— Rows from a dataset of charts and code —
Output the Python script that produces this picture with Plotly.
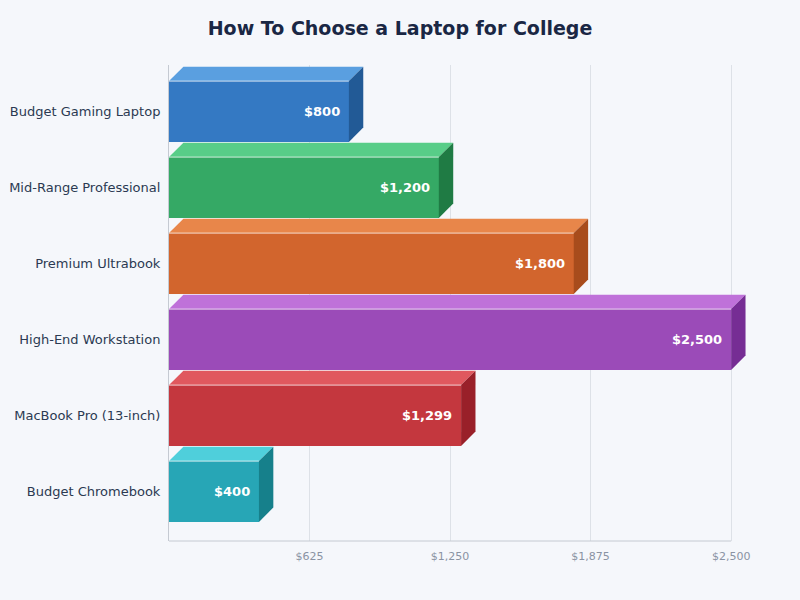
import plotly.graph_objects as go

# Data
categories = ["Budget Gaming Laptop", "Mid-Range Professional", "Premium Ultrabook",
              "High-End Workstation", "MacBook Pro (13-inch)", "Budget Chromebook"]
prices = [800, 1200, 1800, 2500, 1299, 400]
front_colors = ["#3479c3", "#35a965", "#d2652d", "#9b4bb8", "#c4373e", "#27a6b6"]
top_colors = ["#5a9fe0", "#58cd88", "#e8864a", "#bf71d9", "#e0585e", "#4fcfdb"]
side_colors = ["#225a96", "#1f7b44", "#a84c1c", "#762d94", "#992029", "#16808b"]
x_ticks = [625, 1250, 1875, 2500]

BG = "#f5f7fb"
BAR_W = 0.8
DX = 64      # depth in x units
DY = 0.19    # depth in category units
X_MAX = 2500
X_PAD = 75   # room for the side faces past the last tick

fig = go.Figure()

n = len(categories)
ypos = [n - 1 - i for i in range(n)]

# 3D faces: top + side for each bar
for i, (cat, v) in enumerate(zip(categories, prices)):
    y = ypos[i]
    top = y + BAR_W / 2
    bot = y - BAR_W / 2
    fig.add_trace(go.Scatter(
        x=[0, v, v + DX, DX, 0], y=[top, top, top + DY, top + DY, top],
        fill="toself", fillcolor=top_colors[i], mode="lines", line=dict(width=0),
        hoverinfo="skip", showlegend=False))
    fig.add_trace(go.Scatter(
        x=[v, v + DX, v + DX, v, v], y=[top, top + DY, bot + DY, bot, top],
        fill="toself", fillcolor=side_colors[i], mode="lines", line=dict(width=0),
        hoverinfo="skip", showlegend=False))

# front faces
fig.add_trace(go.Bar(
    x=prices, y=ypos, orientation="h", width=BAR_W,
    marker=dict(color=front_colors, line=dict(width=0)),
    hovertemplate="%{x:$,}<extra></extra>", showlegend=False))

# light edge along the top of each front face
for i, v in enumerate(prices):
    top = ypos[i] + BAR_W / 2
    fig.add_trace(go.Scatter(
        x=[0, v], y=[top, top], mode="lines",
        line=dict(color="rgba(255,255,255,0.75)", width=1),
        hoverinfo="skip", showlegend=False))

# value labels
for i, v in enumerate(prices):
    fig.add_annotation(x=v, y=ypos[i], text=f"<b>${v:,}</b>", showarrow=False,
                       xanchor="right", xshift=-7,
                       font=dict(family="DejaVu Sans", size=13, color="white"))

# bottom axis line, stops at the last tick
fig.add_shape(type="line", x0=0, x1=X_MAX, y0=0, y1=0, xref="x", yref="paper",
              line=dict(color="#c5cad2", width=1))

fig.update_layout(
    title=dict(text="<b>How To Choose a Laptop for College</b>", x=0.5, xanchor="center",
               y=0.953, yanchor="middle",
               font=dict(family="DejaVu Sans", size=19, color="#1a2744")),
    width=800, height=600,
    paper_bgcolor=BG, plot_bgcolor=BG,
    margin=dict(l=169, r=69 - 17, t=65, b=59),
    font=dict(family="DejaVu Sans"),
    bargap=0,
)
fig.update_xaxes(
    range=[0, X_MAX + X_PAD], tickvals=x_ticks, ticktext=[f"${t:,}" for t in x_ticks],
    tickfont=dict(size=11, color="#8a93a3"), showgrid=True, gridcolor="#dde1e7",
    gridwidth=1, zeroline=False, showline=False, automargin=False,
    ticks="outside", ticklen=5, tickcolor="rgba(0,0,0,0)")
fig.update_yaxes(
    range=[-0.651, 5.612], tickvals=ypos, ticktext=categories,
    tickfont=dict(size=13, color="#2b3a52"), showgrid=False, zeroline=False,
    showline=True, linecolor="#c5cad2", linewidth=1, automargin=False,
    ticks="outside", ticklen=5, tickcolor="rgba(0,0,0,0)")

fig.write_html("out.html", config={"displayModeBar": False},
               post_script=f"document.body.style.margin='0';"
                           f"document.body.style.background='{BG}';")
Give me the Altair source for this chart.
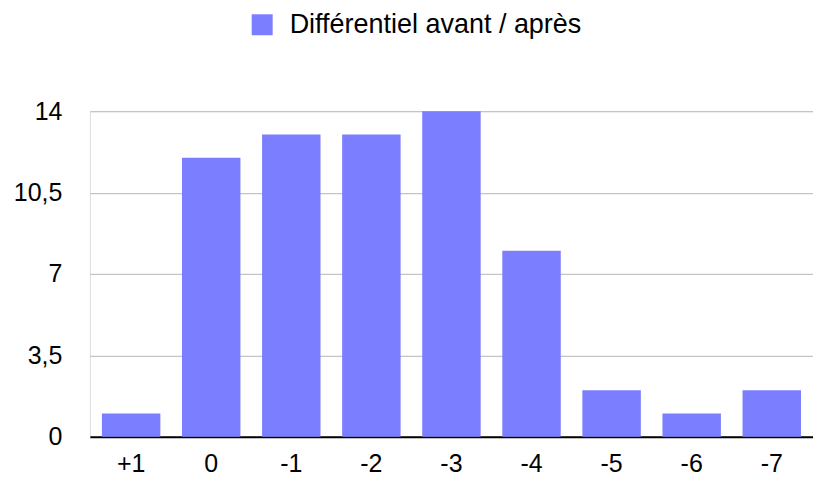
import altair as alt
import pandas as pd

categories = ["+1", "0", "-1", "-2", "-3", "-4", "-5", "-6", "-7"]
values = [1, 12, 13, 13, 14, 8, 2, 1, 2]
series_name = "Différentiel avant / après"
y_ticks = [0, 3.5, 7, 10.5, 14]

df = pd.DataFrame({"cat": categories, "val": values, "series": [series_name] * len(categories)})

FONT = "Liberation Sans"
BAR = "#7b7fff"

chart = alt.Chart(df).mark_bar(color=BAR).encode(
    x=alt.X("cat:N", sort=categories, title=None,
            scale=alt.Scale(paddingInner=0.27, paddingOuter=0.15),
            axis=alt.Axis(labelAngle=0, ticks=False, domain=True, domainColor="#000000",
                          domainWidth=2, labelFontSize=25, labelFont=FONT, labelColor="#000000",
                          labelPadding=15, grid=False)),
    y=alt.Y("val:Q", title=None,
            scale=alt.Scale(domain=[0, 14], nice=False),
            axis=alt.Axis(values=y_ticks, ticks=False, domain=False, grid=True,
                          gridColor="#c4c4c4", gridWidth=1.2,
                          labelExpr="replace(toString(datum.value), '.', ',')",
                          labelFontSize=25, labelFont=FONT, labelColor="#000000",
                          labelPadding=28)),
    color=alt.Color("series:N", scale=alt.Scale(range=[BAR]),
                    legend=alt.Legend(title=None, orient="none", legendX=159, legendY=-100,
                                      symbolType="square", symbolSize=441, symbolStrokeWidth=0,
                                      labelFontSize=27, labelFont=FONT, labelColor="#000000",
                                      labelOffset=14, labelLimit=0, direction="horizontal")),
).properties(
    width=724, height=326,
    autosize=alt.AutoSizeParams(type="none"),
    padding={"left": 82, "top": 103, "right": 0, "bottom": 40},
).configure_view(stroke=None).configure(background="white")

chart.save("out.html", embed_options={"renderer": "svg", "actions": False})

— YOUR INSTRUCTIONS —
Restate each line of the records exactly; pictures do not belong in the copy.

— RESPONSE —
Output the Python script that produces this picture with Plotly.
import plotly.graph_objects as go

# Data
categories = ["Budget Gaming Laptop", "Mid-Range Professional", "Premium Ultrabook",
              "High-End Workstation", "MacBook Pro (13-inch)", "Budget Chromebook"]
prices = [800, 1200, 1800, 2500, 1299, 400]
front_colors = ["#3479c3", "#35a965", "#d2652d", "#9b4bb8", "#c4373e", "#27a6b6"]
top_colors = ["#5a9fe0", "#58cd88", "#e8864a", "#bf71d9", "#e0585e", "#4fcfdb"]
side_colors = ["#225a96", "#1f7b44", "#a84c1c", "#762d94", "#992029", "#16808b"]
x_ticks = [625, 1250, 1875, 2500]

BG = "#f5f7fb"
BAR_W = 0.8
DX = 64      # depth in x units
DY = 0.19    # depth in category units
X_MAX = 2500
X_PAD = 75   # room for the side faces past the last tick

fig = go.Figure()

n = len(categories)
ypos = [n - 1 - i for i in range(n)]

# 3D faces: top + side for each bar
for i, (cat, v) in enumerate(zip(categories, prices)):
    y = ypos[i]
    top = y + BAR_W / 2
    bot = y - BAR_W / 2
    fig.add_trace(go.Scatter(
        x=[0, v, v + DX, DX, 0], y=[top, top, top + DY, top + DY, top],
        fill="toself", fillcolor=top_colors[i], mode="lines", line=dict(width=0),
        hoverinfo="skip", showlegend=False))
    fig.add_trace(go.Scatter(
        x=[v, v + DX, v + DX, v, v], y=[top, top + DY, bot + DY, bot, top],
        fill="toself", fillcolor=side_colors[i], mode="lines", line=dict(width=0),
        hoverinfo="skip", showlegend=False))

# front faces
fig.add_trace(go.Bar(
    x=prices, y=ypos, orientation="h", width=BAR_W,
    marker=dict(color=front_colors, line=dict(width=0)),
    hovertemplate="%{x:$,}<extra></extra>", showlegend=False))

# light edge along the top of each front face
for i, v in enumerate(prices):
    top = ypos[i] + BAR_W / 2
    fig.add_trace(go.Scatter(
        x=[0, v], y=[top, top], mode="lines",
        line=dict(color="rgba(255,255,255,0.75)", width=1),
        hoverinfo="skip", showlegend=False))

# value labels
for i, v in enumerate(prices):
    fig.add_annotation(x=v, y=ypos[i], text=f"<b>${v:,}</b>", showarrow=False,
                       xanchor="right", xshift=-7,
                       font=dict(family="DejaVu Sans", size=13, color="white"))

# bottom axis line, stops at the last tick
fig.add_shape(type="line", x0=0, x1=X_MAX, y0=0, y1=0, xref="x", yref="paper",
              line=dict(color="#c5cad2", width=1))

fig.update_layout(
    title=dict(text="<b>How To Choose a Laptop for College</b>", x=0.5, xanchor="center",
               y=0.953, yanchor="middle",
               font=dict(family="DejaVu Sans", size=19, color="#1a2744")),
    width=800, height=600,
    paper_bgcolor=BG, plot_bgcolor=BG,
    margin=dict(l=169, r=69 - 17, t=65, b=59),
    font=dict(family="DejaVu Sans"),
    bargap=0,
)
fig.update_xaxes(
    range=[0, X_MAX + X_PAD], tickvals=x_ticks, ticktext=[f"${t:,}" for t in x_ticks],
    tickfont=dict(size=11, color="#8a93a3"), showgrid=True, gridcolor="#dde1e7",
    gridwidth=1, zeroline=False, showline=False, automargin=False,
    ticks="outside", ticklen=5, tickcolor="rgba(0,0,0,0)")
fig.update_yaxes(
    range=[-0.651, 5.612], tickvals=ypos, ticktext=categories,
    tickfont=dict(size=13, color="#2b3a52"), showgrid=False, zeroline=False,
    showline=True, linecolor="#c5cad2", linewidth=1, automargin=False,
    ticks="outside", ticklen=5, tickcolor="rgba(0,0,0,0)")

fig.write_html("out.html", config={"displayModeBar": False},
               post_script=f"document.body.style.margin='0';"
                           f"document.body.style.background='{BG}';")
Give me the Altair source for this chart.
import altair as alt
import pandas as pd

categories = ["+1", "0", "-1", "-2", "-3", "-4", "-5", "-6", "-7"]
values = [1, 12, 13, 13, 14, 8, 2, 1, 2]
series_name = "Différentiel avant / après"
y_ticks = [0, 3.5, 7, 10.5, 14]

df = pd.DataFrame({"cat": categories, "val": values, "series": [series_name] * len(categories)})

FONT = "Liberation Sans"
BAR = "#7b7fff"

chart = alt.Chart(df).mark_bar(color=BAR).encode(
    x=alt.X("cat:N", sort=categories, title=None,
            scale=alt.Scale(paddingInner=0.27, paddingOuter=0.15),
            axis=alt.Axis(labelAngle=0, ticks=False, domain=True, domainColor="#000000",
                          domainWidth=2, labelFontSize=25, labelFont=FONT, labelColor="#000000",
                          labelPadding=15, grid=False)),
    y=alt.Y("val:Q", title=None,
            scale=alt.Scale(domain=[0, 14], nice=False),
            axis=alt.Axis(values=y_ticks, ticks=False, domain=False, grid=True,
                          gridColor="#c4c4c4", gridWidth=1.2,
                          labelExpr="replace(toString(datum.value), '.', ',')",
                          labelFontSize=25, labelFont=FONT, labelColor="#000000",
                          labelPadding=28)),
    color=alt.Color("series:N", scale=alt.Scale(range=[BAR]),
                    legend=alt.Legend(title=None, orient="none", legendX=159, legendY=-100,
                                      symbolType="square", symbolSize=441, symbolStrokeWidth=0,
                                      labelFontSize=27, labelFont=FONT, labelColor="#000000",
                                      labelOffset=14, labelLimit=0, direction="horizontal")),
).properties(
    width=724, height=326,
    autosize=alt.AutoSizeParams(type="none"),
    padding={"left": 82, "top": 103, "right": 0, "bottom": 40},
).configure_view(stroke=None).configure(background="white")

chart.save("out.html", embed_options={"renderer": "svg", "actions": False})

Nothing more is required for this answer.